There are some exceptions to the observation that reformulations with HLPs produce paints with film properties similar to the initial conventional paint. One of these concerns the gloss level of the dried paint film. Because a HLP needs to be around 500 nm in diameter to optimize both opacity and binding capacity, one would not expect to be able to replace small particle size latexes in a high gloss paint with a HLP and match the gloss of the initial film, and this is in fact the case. However, the sheen of intermediate gloss/low PVC paints made from HLPs is even lower than one would predict based solely on the large particle size of HLPs; the reason for this is not currently understood. Calculations of the expected change in gloss that would occur by modifying the refractive index near the surface of the film predict a loss of only a few percentage points by placing air voids 100 nm or so beneath the film surface, as is the case with a HLP. Thus it seems unlikely that the effect is caused by refractive index changes alone.




Exterior House Paints
In addition to some of the properties of interest for interior house paints, exterior house paints must have acceptable cracking, dirt pick-up, and chalking resistance, as well as good tint retention and wet adhesion. Just as with interior paints, exterior house paints based on HLPs tend to perform similarly to paints based on conventional binders, with one notable exception. Typical results are shown in Table 5. The one difference in performance of exterior house paints based on HLPs is with tint retention.
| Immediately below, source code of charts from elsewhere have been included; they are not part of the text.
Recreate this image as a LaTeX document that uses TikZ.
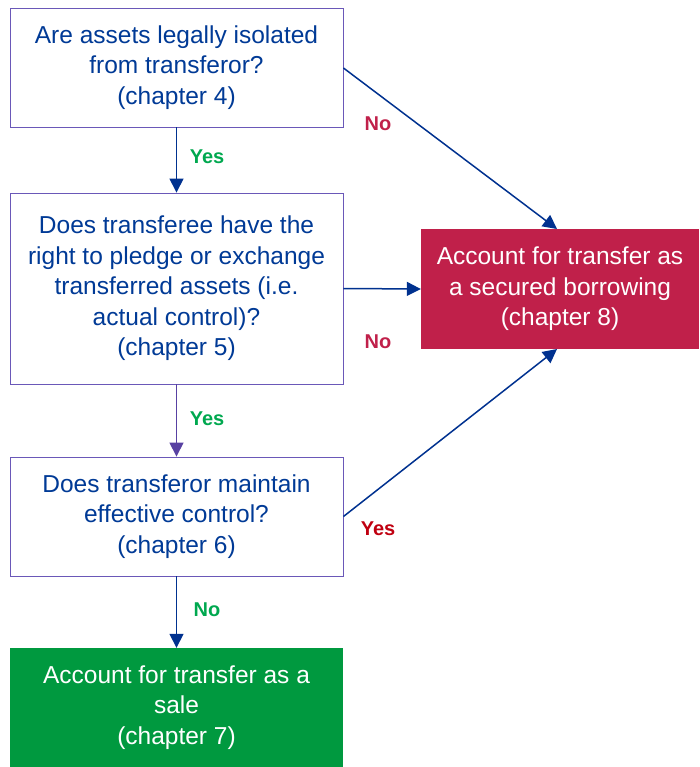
\documentclass[tikz,border=0pt]{standalone}
\usepackage{fontspec}
\setmainfont{Liberation Sans}
\usetikzlibrary{arrows.meta}
\definecolor{textblue}{HTML}{003A96}
\definecolor{framepurple}{HTML}{6A58B8}
\definecolor{arrowblue}{HTML}{00318F}
\definecolor{arrowpurple}{HTML}{5841A2}
\definecolor{borrowred}{HTML}{C0204A}
\definecolor{salegreen}{HTML}{00993F}
\definecolor{yesgreen}{HTML}{00A84F}
\definecolor{nored}{HTML}{C0204A}
\definecolor{yesred}{HTML}{C00010}
\begin{document}
\begin{tikzpicture}[x=1pt,y=-1pt,
  question/.style={draw=framepurple, line width=0.9pt, fill=white, text=textblue,
    minimum width=333pt, align=center, inner sep=0pt,
    font=\fontsize{24.5}{30.5}\selectfont},
  outcome/.style={draw=none, text=white, align=center, inner sep=0pt,
    font=\fontsize{24.5}{30.5}\selectfont},
  flow/.style={draw=arrowblue, line width=1.5pt, -{Triangle[length=14pt,width=14pt]}},
  lbl/.style={font=\fontsize{20}{24}\selectfont\bfseries}
]
\useasboundingbox (0,0) rectangle (700,767);

\node[question, minimum height=119pt] (q1) at (176.5,67.5)
  {Are assets legally isolated\\from transferor?\\(chapter 4)};
\node[question, minimum height=191pt] (q2) at (176.5,288.5)
  {Does transferee have the\\right to pledge or exchange\\transferred assets (i.e.\\actual control)?\\(chapter 5)};
\node[question, minimum height=119pt] (q3) at (176.5,516.5)
  {Does transferor maintain\\effective control?\\(chapter 6)};
\node[outcome, fill=salegreen, minimum width=333pt, minimum height=119pt] (sale) at (176.5,707.5)
  {Account for transfer as a\\sale\\(chapter 7)};
\node[outcome, fill=borrowred, minimum width=278pt, minimum height=120pt] (borrow) at (560,289)
  {Account for transfer as\\a secured borrowing\\(chapter 8)};

\coordinate (bTopIn) at (557,229);
\coordinate (bBotIn) at (557,349);

% vertical flow
\draw[flow] (q1.south) -- (q2.north);
\draw[flow, draw=arrowpurple, -{Triangle[length=14pt,width=14pt,fill=arrowpurple]}] (q2.south) -- (q3.north);
\draw[flow] (q3.south) -- (sale.north);

% branches to secured borrowing
\draw[flow] (q1.east |- 0,68) -- (bTopIn);
\draw[flow] (q2.east) -- (borrow.west);
\draw[flow] (q3.east) -- (bBotIn);

% branch labels
\node[lbl, text=yesgreen] (y1) at (207,157) {Yes};
\node[lbl, text=yesgreen] (y2) at (207,419) {Yes};
\node[lbl, text=yesgreen] (n3) at (207,610) {No};
\node[lbl, text=nored] (n1) at (378,124) {No};
\node[lbl, text=nored] (n2) at (378,342) {No};
\node[lbl, text=yesred] (y3) at (378,529) {Yes};
\end{tikzpicture}
\end{document}
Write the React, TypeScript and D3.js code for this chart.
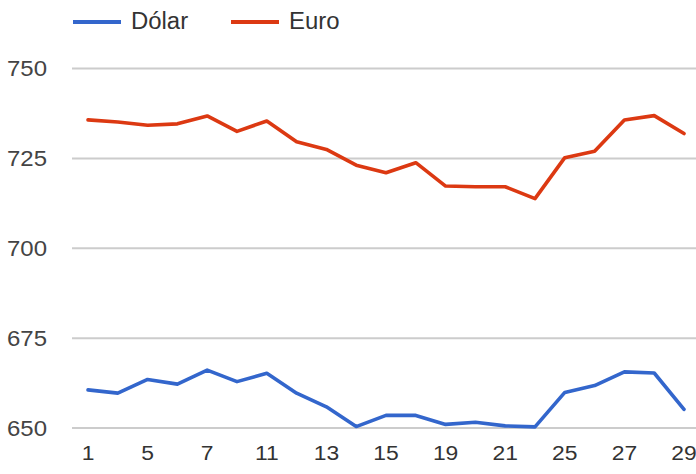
import React from "react";
import * as d3 from "d3";

const days = ["1", "4", "5", "6", "7", "8", "11", "12", "13", "14", "15", "18", "19", "20", "21", "22", "25", "26", "27", "28", "29"];
const dolar = [660.6, 659.7, 663.5, 662.2, 666.1, 662.9, 665.2, 659.7, 655.9, 650.4, 653.5, 653.5, 651.0, 651.6, 650.6, 650.3, 659.9, 661.8, 665.6, 665.3, 655.2];
const euro = [735.7, 735.1, 734.2, 734.6, 736.8, 732.5, 735.4, 729.6, 727.5, 723.1, 721.0, 723.8, 717.3, 717.1, 717.1, 713.8, 725.2, 727.0, 735.7, 736.9, 731.9];
const yTicks = [650, 675, 700, 725, 750];
const seriesNames = ["Dólar", "Euro"];
const colors = ["#3366cc", "#dc3912"];

const W = 696;
const H = 474;
const FONT = "Arial, 'Liberation Sans', sans-serif";

export default function App() {
  const x = d3.scalePoint<string>().domain(days).range([88, 684]);
  const y = d3.scaleLinear().domain([650, 750]).range([428, 68.5]);
  const line = d3
    .line<number>()
    .x((_, i) => x(days[i]) as number)
    .y((d) => y(d));
  const series = [dolar, euro];
  const legendX = [73, 231];

  return (
    <svg width={W} height={H} style={{ position: "absolute", left: 0, top: 0, background: "#fff" }}>
      <rect x={0} y={0} width={W} height={H} fill="#fff" />
      {yTicks.map((t) => (
        <g key={t}>
          <line x1={72} x2={W} y1={y(t)} y2={y(t)} stroke="#cccccc" strokeWidth={2} />
          <text
            transform={`translate(47,${y(t)}) scale(1.09,1)`}
            dy="0.36em"
            textAnchor="end"
            fontFamily={FONT}
            fontSize={22}
            fill="#444"
          >
            {t}
          </text>
        </g>
      ))}
      {days.map((d, i) =>
        i % 2 === 0 ? (
          <text
            key={d}
            transform={`translate(${x(d)},460) scale(1.09,1)`}
            textAnchor="middle"
            fontFamily={FONT}
            fontSize={21}
            fill="#333"
          >
            {d}
          </text>
        ) : null
      )}
      {series.map((s, k) => (
        <path key={k} d={line(s) || ""} fill="none" stroke={colors[k]} strokeWidth={3.6} strokeLinejoin="round" strokeLinecap="round" />
      ))}
      {seriesNames.map((n, k) => (
        <g key={n}>
          <line x1={legendX[k]} x2={legendX[k] + 48} y1={22} y2={22} stroke={colors[k]} strokeWidth={4} />
          <text
            transform={`translate(${legendX[k] + 58},21) scale(1.04,1)`}
            dy="0.36em"
            fontFamily={FONT}
            fontSize={23}
            fill="#333"
          >
            {n}
          </text>
        </g>
      ))}
    </svg>
  );
}
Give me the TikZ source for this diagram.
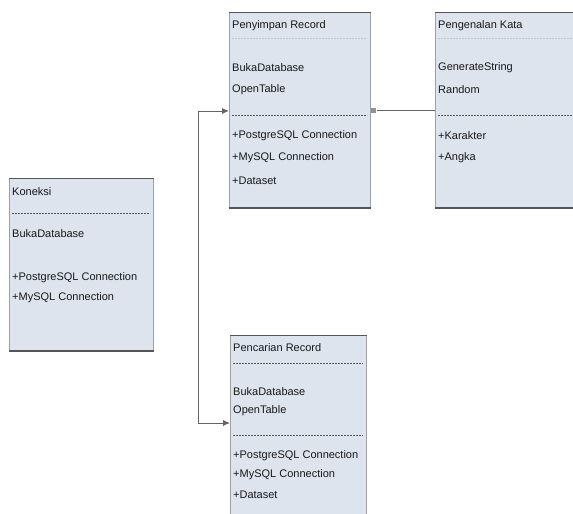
\documentclass[tikz,border=0pt]{standalone}
\usepackage{fontspec}
\setmainfont{Liberation Sans}
\usetikzlibrary{arrows.meta}
\definecolor{boxfill}{RGB}{221,228,238}
\definecolor{edgec}{RGB}{160,160,160}
\definecolor{shade}{RGB}{85,85,85}
\definecolor{linec}{RGB}{100,100,100}
\definecolor{txt}{RGB}{25,25,25}
\definecolor{faint}{RGB}{190,195,205}
\tikzset{
  classbox/.style={draw=edgec, fill=boxfill, line width=0.8pt, anchor=north west, inner sep=0pt},
  lbl/.style={anchor=west, inner sep=0pt, font=\fontsize{11}{13}\selectfont, text=txt},
  sepline/.style={draw=shade, dash pattern=on 2pt off 1pt, line width=0.7pt},
  faintsep/.style={draw=faint, dash pattern=on 2pt off 1pt, line width=0.6pt},
  edgetop/.style={draw=shade, line width=1pt},
  edgebot/.style={draw=shade, line width=2.2pt},
  conn/.style={draw=linec, line width=0.9pt},
  bothtips/.style={{Latex[length=7pt,width=6pt]}-{Latex[length=7pt,width=6pt]}},
  endsq/.style={fill=linec!70, draw=none, minimum size=5pt, inner sep=0pt}
}
\begin{document}
\begin{tikzpicture}[x=1pt,y=-1pt]
\useasboundingbox (0,0) rectangle (573,514);
\fill[white] (0,0) rectangle (573,514);

% --- boxes ---
\node[classbox, minimum width=141pt, minimum height=195pt] (pen) at (229,12) {};
\node[classbox, minimum width=145pt, minimum height=195pt] (kata) at (435,12) {};
\node[classbox, minimum width=144pt, minimum height=172pt] (kon) at (9,178) {};
\node[classbox, minimum width=136pt, minimum height=190pt] (pcr) at (230,335) {};

\foreach \b in {pen,kata,kon,pcr}{
  \draw[edgetop] (\b.north west) -- (\b.north east);
  \draw[edgebot] (\b.south west) -- (\b.south east);
}

% --- Penyimpan Record ---
\node[lbl] (pen1) at (232,26) {Penyimpan Record};
\draw[faintsep] (232,38) -- (367,38);
\node[lbl] (pen2) at (232,68) {BukaDatabase};
\node[lbl] (pen3) at (232,90) {OpenTable};
\draw[sepline] (232,115) -- (367,115);
\node[lbl] (pen4) at (232,136) {+PostgreSQL Connection};
\node[lbl] (pen5) at (232,158) {+MySQL Connection};
\node[lbl] (pen6) at (232,181) {+Dataset};

% --- Pengenalan Kata ---
\node[lbl] (kata1) at (438,26) {Pengenalan Kata};
\draw[faintsep] (438,38) -- (573,38);
\node[lbl] (kata2) at (438,68) {GenerateString};
\node[lbl] (kata3) at (438,90) {Random};
\draw[sepline] (438,115) -- (573,115);
\node[lbl] (kata4) at (438,136) {+Karakter};
\node[lbl] (kata5) at (438,158) {+Angka};

% --- Koneksi ---
\node[lbl] (kon1) at (12,192) {Koneksi};
\draw[sepline] (12,213) -- (150,213);
\node[lbl] (kon2) at (12,234) {BukaDatabase};
\node[lbl] (kon3) at (12,278) {+PostgreSQL Connection};
\node[lbl] (kon4) at (12,298) {+MySQL Connection};

% --- Pencarian Record ---
\node[lbl] (pcr1) at (233,348) {Pencarian Record};
\draw[sepline] (233,363) -- (363,363);
\node[lbl] (pcr2) at (233,392) {BukaDatabase};
\node[lbl] (pcr3) at (233,411) {OpenTable};
\draw[sepline] (233,435) -- (363,435);
\node[lbl] (pcr4) at (233,456) {+PostgreSQL Connection};
\node[lbl] (pcr5) at (233,475) {+MySQL Connection};
\node[lbl] (pcr6) at (233,495) {+Dataset};

% --- connectors ---
\coordinate (j1) at (198,111);
\coordinate (j2) at (198,423);
\draw[conn, bothtips] (pen.west |- j1) -- (j1) -- (j2) -- (pcr.west |- j2);

\coordinate (h) at (400,110);
\node[endsq] (sq) at ([xshift=3pt]pen.east |- h) {};
\draw[conn] (kata.west |- h) -- (sq);
\end{tikzpicture}
\end{document}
Tinted paints that contain only TiO2 as the white pigment will lighten in color with time as the photoactive TiO2 pigment causes chalking of the film surface. It is well known that paints containing a mixture of TiO2 and opaque polymer will initially darken slightly upon exterior exposure, and then will reverse course and begin to lighten as chalking by the TiO2 begins to dominate.

Paints made from HLPs effectively contain high levels of opaque polymers, and generally contain lower levels of TiO2 than conventional paints. On exterior exposure they behave like opaque polymer containing paints only with a larger initial darkening and a delayed reversal in color change due to chalking. The magnitude of this effect will depend on the paint’s overall PVC and TiO2 level, as well as on the binder composition and degree of TiO2 photoactivity.


Conclusions

Hollow latex particles are a new class of raw materials for paints that function as both binder and pigment. The binder part of a HLP functions similarly to conventional binders of the same composition and structure. The pigment part of a HLP resembles an opaque polymer pigment particle, but because of the unique morphology of a HLP it provides twice the opacity at one half the contribution to PVC that conventional opaque polymers provide. This allows the HLP to be used as a sole binder in a paint, effectively bringing a large number of pigment particles into the formulation without a large increase in PVC. The opacity contribution of the HLP to a paint allows for a large reduction in TiO2 usage for a given level of hiding, with the potential for substantial raw material cost savings. The gloss potential of paints made from HLP is low, as is the burnish resistance of low PVC paints made with HLPs, which probably limits the current generation of HLPs to use in flat paints. However, flat paints made with HLPs offer properties comparable to those made from conventional binders.

This paper was presented at The Waterborne Symposium sponsored by The University of Southern Mississippi School of Polymers and High Performance Materials and The Southern Society for Coatings Technology, 2008, New Orleans, LA.